The southwestern section of the AT in Vermont runs from the Massachussets border for about 100 miles northeast through the Green Mountains. This section follows the infamous Long Trail along the rugged crest of the Green Mountains. Near Killington Mountain and Stratton Mountain, the trail approaches the treeline. At Sherburne Pass, the route passes through high, rugged country of abandoned, overgrown farm and woodlands on the way towards the Connecticut River.
The eastern section of the AT in Vermont runs from the Green Mountains to the New Hampshire border along the Connecticut River, which is about 50 miles. This stretch passes through high elevation rugged country alternating between forest and overgrown farmland.
The best time of year to experience this section of the Appalachian Trail is from June through September.

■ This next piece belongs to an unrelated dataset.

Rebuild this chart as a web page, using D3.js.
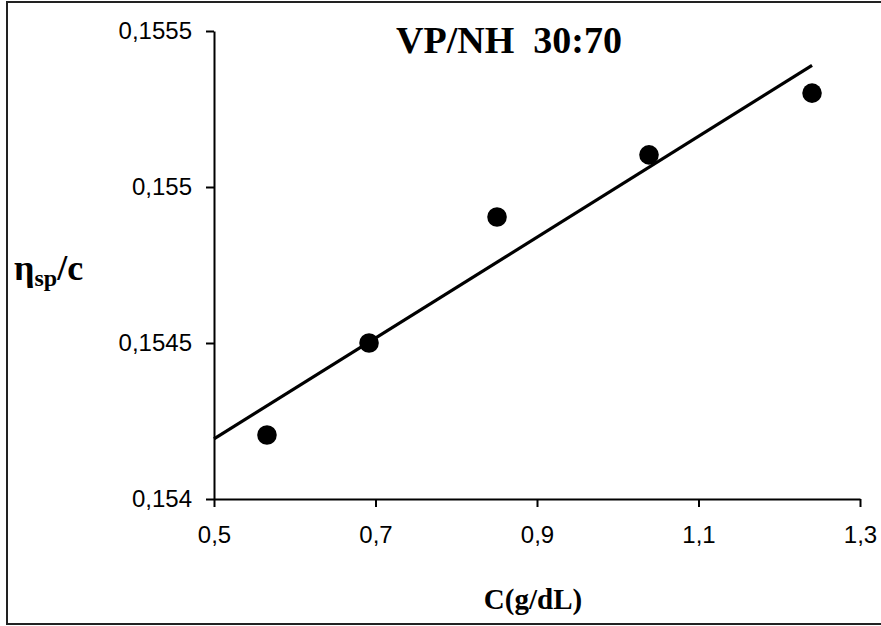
<!DOCTYPE html>
<html>
<head>
<meta charset="utf-8">
<script src="https://cdn.jsdelivr.net/npm/d3@7"></script>
<style>
  body { margin: 0; background: #fff; }
  svg { display: block; }
</style>
</head>
<body>
<div id="chart"></div>
<script>
"use strict";
// concentration C (g/dL) and reduced viscosity
var concentrations = [0.5656, 0.692, 0.8505, 1.0387, 1.2406];
var reducedViscosity = [0.154205, 0.1545, 0.154904, 0.155103, 0.155301];
var xTicks = [0.5, 0.7, 0.9, 1.1, 1.3];
var yTicks = [0.154, 0.1545, 0.155, 0.1555];
var chartTitle = "VP/NH  30:70";
var xTitle = "C(g/dL)";

var width = 881;
var height = 626;

var svg = d3.select("#chart").append("svg")
    .attr("width", width)
    .attr("height", height);

// outer frame
svg.append("rect")
    .attr("x", 7)
    .attr("y", 2)
    .attr("width", 880)
    .attr("height", 622)
    .attr("fill", "none")
    .attr("stroke", "#222")
    .attr("stroke-width", 2);

var x = d3.scaleLinear().domain([0.5, 1.3]).range([214, 860]);
var y = d3.scaleLinear().domain([0.154, 0.1555]).range([499, 31]);

var commaFormat = function (d) { return String(d).replace(".", ","); };

var xAxis = svg.append("g")
    .attr("transform", "translate(0," + y(0.154) + ")")
    .call(d3.axisBottom(x).tickValues(xTicks).tickSize(8).tickSizeOuter(0).tickPadding(19)
        .tickFormat(commaFormat));

var yAxis = svg.append("g")
    .attr("transform", "translate(" + x(0.5) + ",0)")
    .call(d3.axisLeft(y).tickValues(yTicks).tickSize(8).tickSizeOuter(0).tickPadding(14)
        .tickFormat(commaFormat));

[xAxis, yAxis].forEach(function (g) {
    g.attr("font-size", null).attr("font-family", null);
    g.select(".domain").attr("stroke", "#000").attr("stroke-width", 2);
    g.selectAll(".tick line").attr("stroke", "#000").attr("stroke-width", 2);
    g.selectAll(".tick text")
        .attr("fill", "#000")
        .style("font-family", "'Liberation Sans', Arial, sans-serif")
        .style("font-size", "24px");
});

// least squares trend line, from the y axis to the last point
var n = concentrations.length;
var mx = d3.mean(concentrations);
var my = d3.mean(reducedViscosity);
var sxy = 0, sxx = 0;
for (var i = 0; i < n; i++) {
    sxy += (concentrations[i] - mx) * (reducedViscosity[i] - my);
    sxx += (concentrations[i] - mx) * (concentrations[i] - mx);
}
var slope = sxy / sxx;
var intercept = my - slope * mx;
var x0 = 0.5, x1 = d3.max(concentrations);

svg.append("line")
    .attr("x1", x(x0))
    .attr("y1", y(intercept + slope * x0))
    .attr("x2", x(x1))
    .attr("y2", y(intercept + slope * x1))
    .attr("stroke", "#000")
    .attr("stroke-width", 3.2);

svg.append("g")
    .selectAll("circle")
    .data(concentrations)
    .enter()
    .append("circle")
    .attr("cx", function (d) { return x(d); })
    .attr("cy", function (d, i) { return y(reducedViscosity[i]); })
    .attr("r", 9.8)
    .attr("fill", "#000");

var serif = "'Liberation Serif', 'Times New Roman', serif";

svg.append("text")
    .attr("x", 509)
    .attr("y", 53)
    .attr("text-anchor", "middle")
    .style("font-family", serif)
    .style("font-weight", "bold")
    .style("font-size", "38px")
    .style("white-space", "pre")
    .text(chartTitle);

svg.append("text")
    .attr("x", 533)
    .attr("y", 609)
    .attr("text-anchor", "middle")
    .style("font-family", serif)
    .style("font-weight", "bold")
    .style("font-size", "29px")
    .text(xTitle);

var yLabel = svg.append("text")
    .attr("x", 14)
    .attr("y", 280)
    .style("font-family", serif)
    .style("font-weight", "bold")
    .style("font-size", "36px");
yLabel.append("tspan").text("\u03b7");
yLabel.append("tspan").attr("dy", 6).style("font-size", "24px").text("sp");
yLabel.append("tspan").attr("dy", -6).text("/c");
</script>
</body>
</html>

Prior to June, you can expect to find plenty of muddy trails.
The Appalachian Trail, commonly known by backpackers as the AT, is a popular 2,167 mile thru-hike along a wilderness footpath. The Appalachian Trail is a registered National Scenic Trail that winds along the crest of the Appalachian Mountains from Georgia in the south to Maine in the north. More specifically, the AT runs through the scenic wooded and pastoral lands of fourteen eastern US states, stretching from Springer Mountain, Georgia, in the south to Mount Katahdin, Maine, in the north. The Appalachian Trail route is more than 99 percent protected by either federal ownership, state ownership or designated rights-of-way from local land owners.